Do the same people who overwhelmingly supported these credits have the political will to go back and cut them?
A new proposal announced by state Senate Democrats would use savings generated by eliminating “ineffective tax loopholes” to pay for the college tuition of Michigan students. However, these same “ineffective tax loopholes” for particular businesses include ones that the Michigan Senate Democrats have overwhelmingly voted for over the past several years.
Robert McCann, spokesman for Sen. Gretchen Whitmer, D-East Lansing, said the plan was to shave off just 5 percent of the $35 billion in tax credits the state gives out.
McCann said under the plan any new tax credit would be limited to four years and there would also be a review done by an “independent review panel” to see if the tax credits were effective and producing jobs.
At about $9,575 per student, the program would cost an estimated $1.8 billion per year.
However, many of the tax credits that would have to be slashed were supported by the Senate Democratic caucus.
For example, during Sen. Whitmer’s tenure in the state Senate and House there have been 556 roll-call votes listed in the MichiganVotes.org “economic development” category, which includes most programs involving special tax breaks and subsidies for particular developers, companies or industries.
“Scanning that list, it’s hard to find a single ‘no’ vote by Sen. Whitmer on a substantive bill involving corporate welfare programs,” said Jack McHugh, senior legislative policy analyst at the Mackinac Center for Public Policy.
For example, Democrats voted unanimously in the Senate to support the state's film subsidy program.
Whitmer also voted ‘no’ on Senate Bill 773 in 2009, an effort by then Sen. Nancy Cassis, R-Novi, to cap the state’s MEGA program, then considered the "flagship" among the corporate welfare programs the Democrats’ 20/20 plan is now looking to cut.
Do those who overwhelmingly supported these tax credits now have the political will to go back and cut them?

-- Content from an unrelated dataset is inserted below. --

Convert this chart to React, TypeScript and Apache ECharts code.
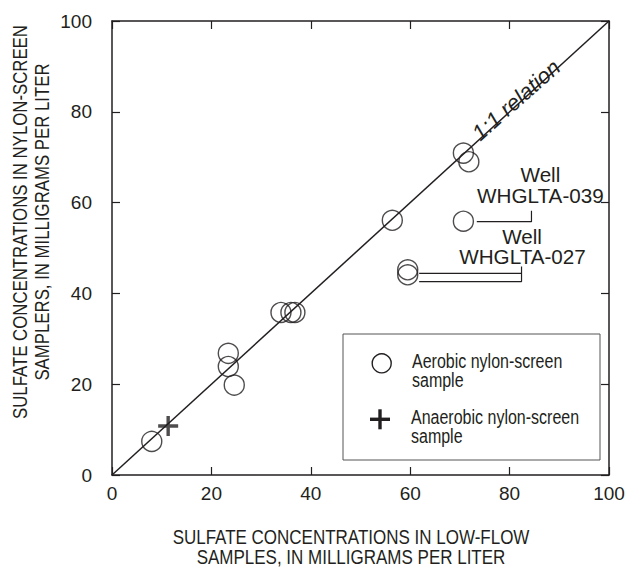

“That remains to be seen,” McCann said.
The Senate Democrats' plan starts out by saying, “Over the past decade, governmental belt-tightening has come only via state employees, who have given back over $500 million in concessions.” According to the Michigan Department of Civil Service, the state spent $3.9 billion on employee pay and benefits in 2001 and $4.7 billion in 2008. That’s an $800 million increase despite there being an 18 percent drop in the state work force over the same period.